Beaverdam Lake: Canadian Oasis on the South Shore of Nova Scotia

Nestled deep down near the southern tip of Nova Scotia in the Shelburne County region sits a veritable oasis from the humdrum and stress of life. Just off the 103, this paradise seems to have cropped up out of nowhere. Visitors will certainly notice the timeless, almost primordial sensation of getting back to nature. This is a place where frogs, toads, turtles, snakes, fish, birds, squirrels, porcupines, rabbits, beavers, and even deer abound in their natural environment. Despite the constant rustling and buzz of the ubiquitous wildlife and the occasional speedboat on the water, this can be an excellent place to relax and recharge your batteries. There are always plenty of trees to offer shade from the summer sun, and when that isn't enough, you can take a dip in the lake. Because water is constantly flowing in and out of the lake, there are no leeches, who prefer to dwell in stagnant water. You also need not fear lampreys or other nasty creatures. There are, however, plenty of American eels in the depths and garter snakes that sometimes lurk in the shallows, but they are by no means venomous and will always flee at the slightest indication of human activity.

The brown color of the water is not the result of pollution, rather from the tannic acid that flows in from the typically Nova Scotian peat rich bogs that supply the rivers. Although the edge of the lake is made up of white sand, this becomes softer and softer the deeper one goes into the water until the bottom consists of a fine dark brown silt. This will feel very slippery and squishy under your feet.

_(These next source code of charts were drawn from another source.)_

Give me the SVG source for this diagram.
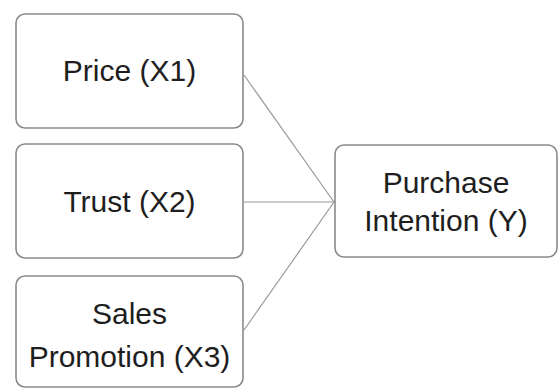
<svg xmlns="http://www.w3.org/2000/svg" width="560" height="389" viewBox="0 0 560 389">
<style>
.box{fill:#fff;stroke:#8a8a8a;stroke-width:1.6}
.lbl{font-family:"Liberation Sans",Arial,sans-serif;font-size:30px;fill:#1e1e1e;text-anchor:middle}
.edge{stroke:#9a9a9a;stroke-width:1.2;fill:none}
</style>
<rect width="560" height="389" fill="#fff"/>
<g id="connectors">
<line class="edge" x1="244" y1="75" x2="334" y2="202"/>
<line class="edge" x1="244" y1="202" x2="334" y2="202"/>
<line class="edge" x1="244" y1="330" x2="334" y2="202"/>
</g>
<g id="price">
<rect class="box" x="16" y="14" width="227" height="114" rx="9"/>
<text class="lbl" x="129.5" y="81">Price (X1)</text>
</g>
<g id="trust">
<rect class="box" x="16" y="144" width="227" height="114" rx="9"/>
<text class="lbl" x="129.5" y="212">Trust (X2)</text>
</g>
<g id="sales">
<rect class="box" x="16" y="276" width="227" height="111" rx="9"/>
<text class="lbl" x="129.5" y="324">Sales</text>
<text class="lbl" x="129.5" y="367">Promotion (X3)</text>
</g>
<g id="purchase">
<rect class="box" x="335" y="145" width="222" height="112" rx="9"/>
<text class="lbl" x="446" y="193">Purchase</text>
<text class="lbl" x="446" y="231">Intention (Y)</text>
</g>
</svg>
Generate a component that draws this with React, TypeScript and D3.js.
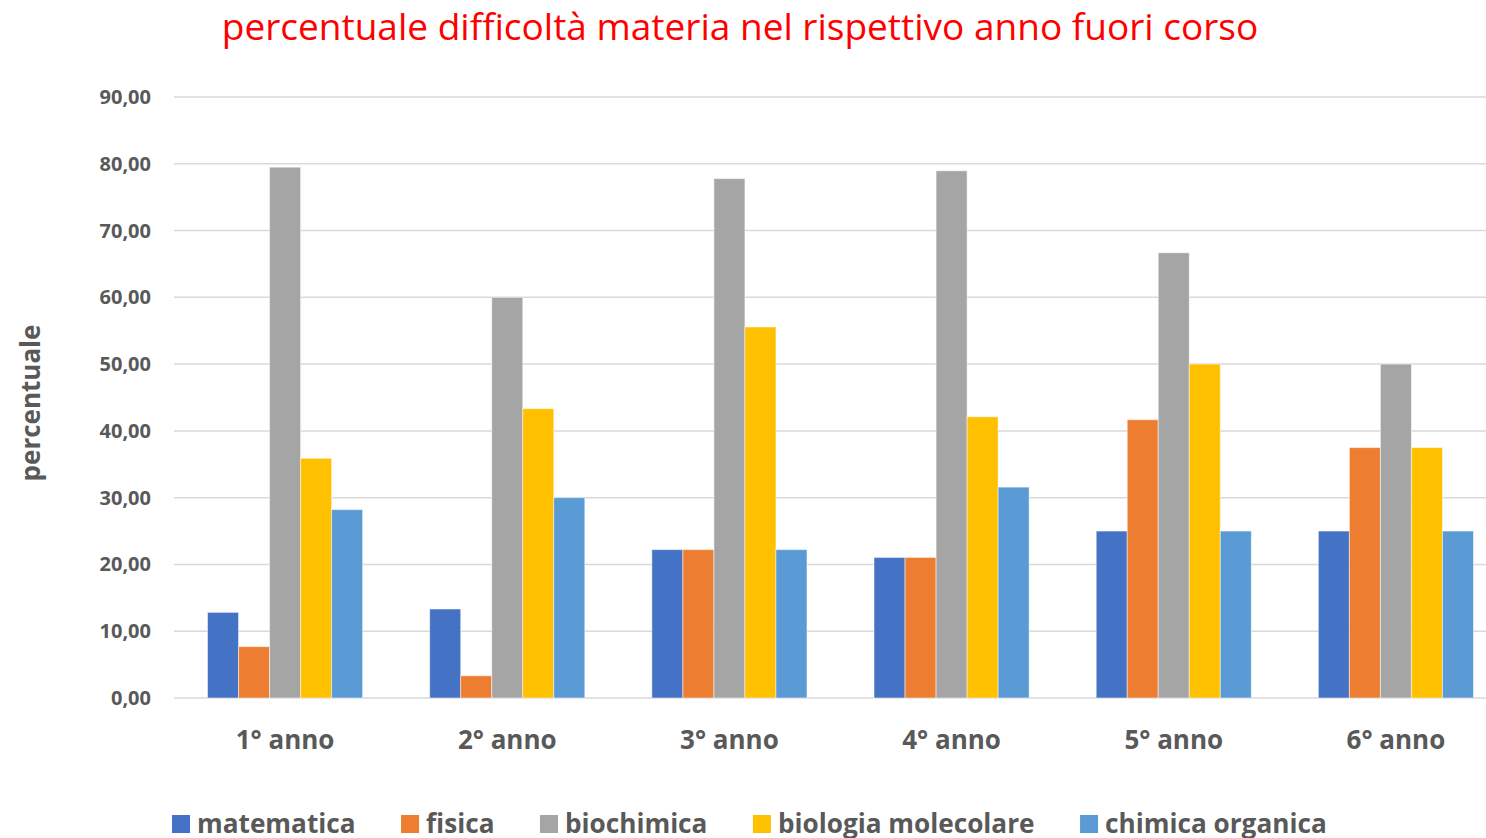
import React, { useEffect, useRef } from 'react';
import * as d3 from 'd3';

const categories = ['1° anno', '2° anno', '3° anno', '4° anno', '5° anno', '6° anno'];
const seriesNames = ['matematica', 'fisica', 'biochimica', 'biologia molecolare', 'chimica organica'];
const seriesColors = ['#4472C4', '#ED7D31', '#A5A5A5', '#FFC000', '#5B9BD5'];

const matematica = [12.82, 13.33, 22.22, 21.05, 25.0, 25.0];
const fisica = [7.69, 3.33, 22.22, 21.05, 41.67, 37.5];
const biochimica = [79.49, 60.0, 77.78, 78.95, 66.67, 50.0];
const biologiaMolecolare = [35.9, 43.33, 55.56, 42.11, 50.0, 37.5];
const chimicaOrganica = [28.21, 30.0, 22.22, 31.58, 25.0, 25.0];

const yTicks = [0, 10, 20, 30, 40, 50, 60, 70, 80, 90];

const W = 1486;
const H = 838;
const FONT = "'Open Sans', 'DejaVu Sans', sans-serif";

export default function App() {
  const svgRef = useRef<SVGSVGElement>(null);

  useEffect(() => {
    document.body.style.margin = '0';
    if (!svgRef.current) return;
    const svg = d3.select(svgRef.current);
    svg.selectAll('*').remove();

    const series = [matematica, fisica, biochimica, biologiaMolecolare, chimicaOrganica];
    // the plot runs a little past the right edge, as in the original
    const margin = { left: 174, right: -21, top: 97, bottom: 140 };

    const x = d3.scaleBand().domain(categories).range([margin.left, W - margin.right]).paddingInner(0.3018).paddingOuter(0.1509);
    const xInner = d3.scaleBand().domain(seriesNames).range([0, x.bandwidth()]);
    const y = d3.scaleLinear().domain([0, 90]).range([H - margin.bottom, margin.top]);

    // title
    svg.append('text')
      .attr('x', 740).attr('y', 40)
      .attr('text-anchor', 'middle')
      .attr('fill', '#FF0000')
      .style('font-family', FONT)
      .style('font-size', '37px')
      .text('percentuale difficoltà materia nel rispettivo anno fuori corso');

    // gridlines
    svg.append('g').selectAll('line').data(yTicks).enter().append('line')
      .attr('x1', margin.left).attr('x2', W)
      .attr('y1', d => y(d)).attr('y2', d => y(d))
      .attr('stroke', '#D9D9D9').attr('stroke-width', 1.5);

    // y tick labels
    svg.append('g').selectAll('text').data(yTicks).enter().append('text')
      .attr('x', 151).attr('y', d => y(d)).attr('dy', '0.35em')
      .attr('text-anchor', 'end')
      .attr('fill', '#595959')
      .style('font-family', FONT).style('font-weight', 'bold').style('font-size', '20px')
      .text(d => d3.format('.2f')(d).replace('.', ','));

    // y axis title
    svg.append('text')
      .attr('transform', `translate(40,403) rotate(-90)`)
      .attr('text-anchor', 'middle')
      .attr('fill', '#595959')
      .style('font-family', FONT).style('font-weight', 'bold').style('font-size', '26px')
      .text('percentuale');

    // bars
    const groups = svg.append('g').selectAll('g').data(categories).enter().append('g')
      .attr('transform', d => `translate(${x(d)},0)`);
    seriesNames.forEach((name, si) => {
      groups.append('rect')
        .attr('x', xInner(name)!)
        .attr('width', xInner.bandwidth())
        .attr('y', (_, ci) => y(series[si][ci]))
        .attr('height', (_, ci) => y(0) - y(series[si][ci]))
        .attr('fill', seriesColors[si])
        .attr('stroke', '#FFFFFF').attr('stroke-opacity', 0.5).attr('stroke-width', 1);
    });

    // x category labels
    svg.append('g').selectAll('text').data(categories).enter().append('text')
      .attr('x', d => x(d)! + x.bandwidth() / 2).attr('y', 749)
      .attr('text-anchor', 'middle')
      .attr('fill', '#595959')
      .style('font-family', FONT).style('font-weight', 'bold').style('font-size', '26px')
      .text(d => d);

    // legend
    const legend = svg.append('g');
    let lx = 172;
    seriesNames.forEach((name, i) => {
      legend.append('rect')
        .attr('x', lx).attr('y', 815).attr('width', 18).attr('height', 18)
        .attr('fill', seriesColors[i]);
      const t = legend.append('text')
        .attr('x', lx + 25).attr('y', 833)
        .attr('fill', '#595959')
        .style('font-family', FONT).style('font-weight', 'bold').style('font-size', '26.2px')
        .text(name);
      const tw = (t.node() as SVGTextElement).getComputedTextLength();
      lx += 25 + tw + 45.5;
    });
  }, []);

  return <svg ref={svgRef} width={W} height={H} style={{ display: 'block', background: '#fff' }} />;
}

There is a very stable duck population in the lake and they have grown very tame over the years. They are more than happy to wander about on people's lawns and allow humans to feed them stale bread.

The water deepens very gradually and is therefore very safe for children. However, I recommend warning them not to swim where there are lily pads. This is a major hazard because of how easy it is to get tangled up in them. Also, you will want to be wary of the long wall of boulders just beyond the lily pad forest.

You might enjoy a slow-paced row boat or canoe tour around the lake. There really is a lot to discover on the uninhabited beaches on the other side of the lake. I have been surprised in many a hidden beach, river, and forest pathway in my youth. Just take caution not to run aground on a field of boulders hidden just under the dark tannic depths.

If you are someone who would prefer something a little more fast-paced, perhaps you would enjoy an exciting speedboat circuit around the entire lake. Better yet, why not let yourself be towed at top speed on an inner tube?

I am glad I could share my favorite personal summer resort with you all. If you ever find yourself on the South Shore of Nova Scotia, I can recommend a visit to Beaverdam Lake without the slightest of reservations.